The coverage-run recipe mirrors the test-like-ci + run-examples-like-ci workflows by running all test phases and examples with different feature combinations:

  1. Default features — all drivers enabled (kvm + mshv3 + build-metadata)
  2. Single driver — only one hypervisor driver + build-metadata
  3. Isolated tests — tests that require running separately due to global state
  4. Integration tests — including executable_heap feature
  5. Crashdump — tests + example with the crashdump feature enabled
  6. Tracing — tests with trace_guest feature (host-side crates only)
  7. Examples — metrics, logging, tracing (with and without function_call_metrics), guest-debugging (with gdb feature)

Each phase uses --no-report to accumulate raw profiling data. The report recipes (coverage, coverage-html, coverage-lcov) then generate the desired output format from the collected data. coverage-ci combines both steps into a single command.

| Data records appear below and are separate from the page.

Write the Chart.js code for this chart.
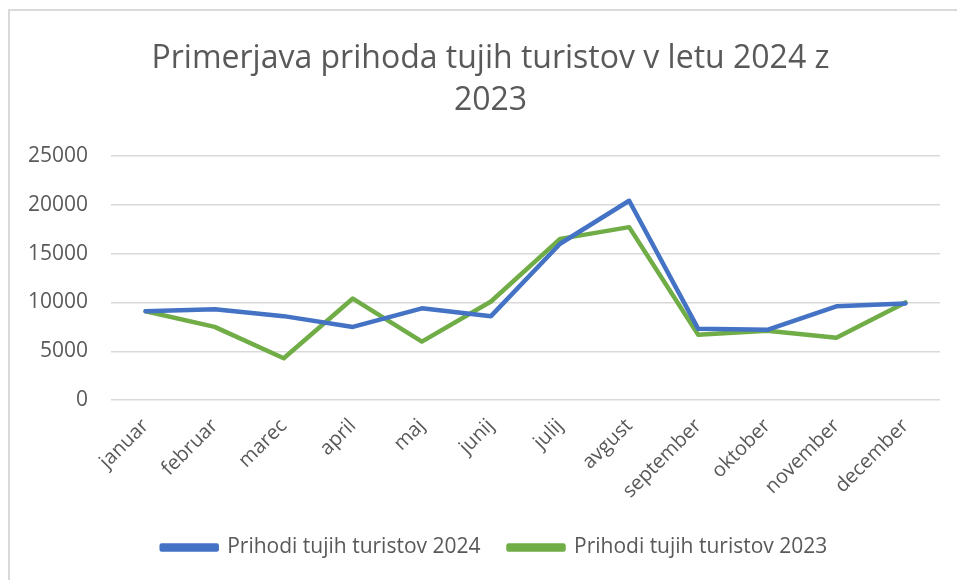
<!DOCTYPE html>
<html lang="sl">
<head>
    <meta charset="UTF-8">
    <title>Primerjava prihoda tujih turistov</title>
    <script src="https://cdn.jsdelivr.net/npm/chart.js"></script>
    <style>
        body {
            margin: 0;
            background: #fff;
            overflow: hidden;
        }
        #wrap {
            position: relative;
            width: 957px;
            height: 580px;
        }
        #frame {
            position: absolute;
            left: 8px;
            top: 9px;
            width: 1000px;
            height: 700px;
            border-left: 2px solid #d9d9d9;
            border-top: 2px solid #d9d9d9;
        }
    </style>
</head>
<body>
<div id="wrap">
    <div id="frame"></div>
    <canvas id="chart" width="957" height="580"></canvas>
</div>
<script>
    const months = ['januar', 'februar', 'marec', 'april', 'maj', 'junij',
        'julij', 'avgust', 'september', 'oktober', 'november', 'december'];
    const prihodi2024 = [9100, 9300, 8600, 7500, 9400, 8600, 16000, 20400, 7300, 7200, 9600, 9900];
    const prihodi2023 = [9100, 7500, 4300, 10400, 6000, 10100, 16500, 17700, 6700, 7100, 6400, 10000];
    const titleLines = ['Primerjava prihoda tujih turistov v letu 2024 z', '2023'];

    const grey = '#595959';
    const font = "'Open Sans', sans-serif";

    // title and legend sit a bit right of the canvas centre in the original
    const nudgeBlocks = {
        id: 'nudgeBlocks',
        afterLayout(chart) {
            if (chart.titleBlock) {
                chart.titleBlock.left += 18;
                chart.titleBlock.right += 18;
            }
            if (chart.legend) {
                chart.legend.left += 22;
                chart.legend.right += 22;
            }
        }
    };

    const ctx = document.getElementById('chart').getContext('2d');
    new Chart(ctx, {
        type: 'line',
        data: {
            labels: months,
            datasets: [
                {
                    label: 'Prihodi tujih turistov 2024',
                    data: prihodi2024,
                    borderColor: '#4472c4',
                    backgroundColor: '#4472c4',
                    borderWidth: 4.5,
                    pointRadius: 0,
                    borderJoinStyle: 'round',
                    borderCapStyle: 'round',
                    tension: 0
                },
                {
                    label: 'Prihodi tujih turistov 2023',
                    data: prihodi2023,
                    borderColor: '#70ad47',
                    backgroundColor: '#70ad47',
                    borderWidth: 4.5,
                    pointRadius: 0,
                    borderJoinStyle: 'round',
                    borderCapStyle: 'round',
                    tension: 0
                }
            ]
        },
        options: {
            responsive: false,
            animation: false,
            layout: {
                padding: { left: 5, right: 17, top: 18, bottom: 12 }
            },
            scales: {
                x: {
                    offset: true,
                    grid: { display: false },
                    border: { display: false },
                    ticks: {
                        color: grey,
                        font: { family: font, size: 20 },
                        minRotation: 45,
                        maxRotation: 45,
                        autoSkip: false,
                        padding: 6
                    }
                },
                y: {
                    min: 0,
                    max: 25000,
                    grid: {
                        color: '#d9d9d9',
                        lineWidth: 1.5,
                        drawTicks: false
                    },
                    border: { display: false },
                    ticks: {
                        stepSize: 5000,
                        color: grey,
                        font: { family: font, size: 21 },
                        padding: 23,
                        callback: v => String(v)
                    }
                }
            },
            plugins: {
                title: {
                    display: true,
                    text: titleLines,
                    color: grey,
                    font: { family: font, size: 32, weight: 'normal', lineHeight: 1.34 },
                    padding: { top: 19, bottom: 33 }
                },
                legend: {
                    position: 'bottom',
                    labels: {
                        color: grey,
                        font: { family: font, size: 21 },
                        boxWidth: 55,
                        boxHeight: 4,
                        padding: 28
                    }
                },
                tooltip: { enabled: false }
            }
        },
        plugins: [nudgeBlocks]
    });
</script>
</body>
</html>
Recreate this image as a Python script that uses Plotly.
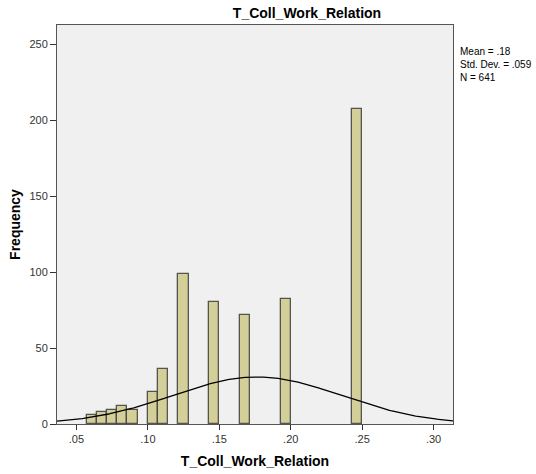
import numpy as np
import plotly.graph_objects as go

# Histogram data (bin width 1/140)
bin_width = 1 / 140
bin_index = [8, 9, 10, 11, 12, 14, 15, 17, 20, 23, 27, 34]
counts = [6, 8, 9, 12, 9, 21, 36, 99, 80, 72, 82, 207]
x_tickvals = [0.05, 0.10, 0.15, 0.20, 0.25, 0.30]
x_ticktext = [".05", ".10", ".15", ".20", ".25", ".30"]
y_tickvals = [0, 50, 100, 150, 200, 250]
mean_val = 0.1764
sd_val = 0.059
n_val = 641
title_text = "T_Coll_Work_Relation"

bin_centers = [(k + 0.5) * bin_width for k in bin_index]

xr = [0.0364, 0.3136]
xs = np.linspace(xr[0], xr[1], 300)
ys = n_val * bin_width * np.exp(-0.5 * ((xs - mean_val) / sd_val) ** 2) / (sd_val * np.sqrt(2 * np.pi))

font_family = "Liberation Sans, Arial, sans-serif"

fig = go.Figure()
fig.add_trace(go.Bar(
    x=bin_centers, y=counts, width=[bin_width] * len(counts),
    marker=dict(color="#D4CF98", line=dict(color="rgba(60,60,60,0.85)", width=1.3)),
    showlegend=False, hoverinfo="x+y",
))
fig.add_trace(go.Scatter(
    x=xs, y=ys, mode="lines", line=dict(color="black", width=1.3),
    showlegend=False, hoverinfo="skip",
))

fig.update_layout(
    width=536, height=474,
    margin=dict(l=57, r=83, t=25, b=50),
    paper_bgcolor="white", plot_bgcolor="#F0F0F0",
    font=dict(family=font_family, size=11, color="#222"),
    bargap=0,
    title=dict(text="<b>" + title_text + "</b>", x=307 / 536, xanchor="center",
               y=1 - 13 / 474, yanchor="middle", font=dict(size=14, color="black")),
    annotations=[dict(
        text="Mean = .18<br>Std. Dev. = .059<br>N = 641",
        xref="paper", yref="paper", x=1.012, y=0.952, xanchor="left", yanchor="top",
        align="left", showarrow=False, font=dict(size=10, color="black"),
    )],
)
fig.update_xaxes(
    range=xr, tickvals=x_tickvals, ticktext=x_ticktext, automargin=False,
    ticks="outside", ticklen=5, tickcolor="#333", showgrid=False, zeroline=False,
    showline=True, linecolor="#555", linewidth=1, mirror=True,
    tickfont=dict(size=11, color="#333"),
    title=dict(text="<b>" + title_text + "</b>", font=dict(size=14, color="black"), standoff=11),
)
fig.update_yaxes(
    range=[0, 262.5], tickvals=y_tickvals, automargin=False,
    ticks="outside", ticklen=6, tickcolor="#333", showgrid=False, zeroline=False,
    showline=True, linecolor="#555", linewidth=1, mirror=True,
    tickfont=dict(size=11, color="#333"),
    title=dict(text="<b>Frequency</b>", font=dict(size=14, color="black"), standoff=5),
)

fig.write_html("out.html")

Coverage is collected for the host-side workspace crates (hyperlight_common, hyperlight_host, hyperlight_testing, hyperlight_component_util, hyperlight_component_macro). Guest crates (hyperlight-guest, hyperlight-guest-bin, hyperlight-guest-capi, hyperlight-guest-tracing) and the fuzz crate are excluded because guest crates are no_std and cannot be compiled for the host target under coverage instrumentation.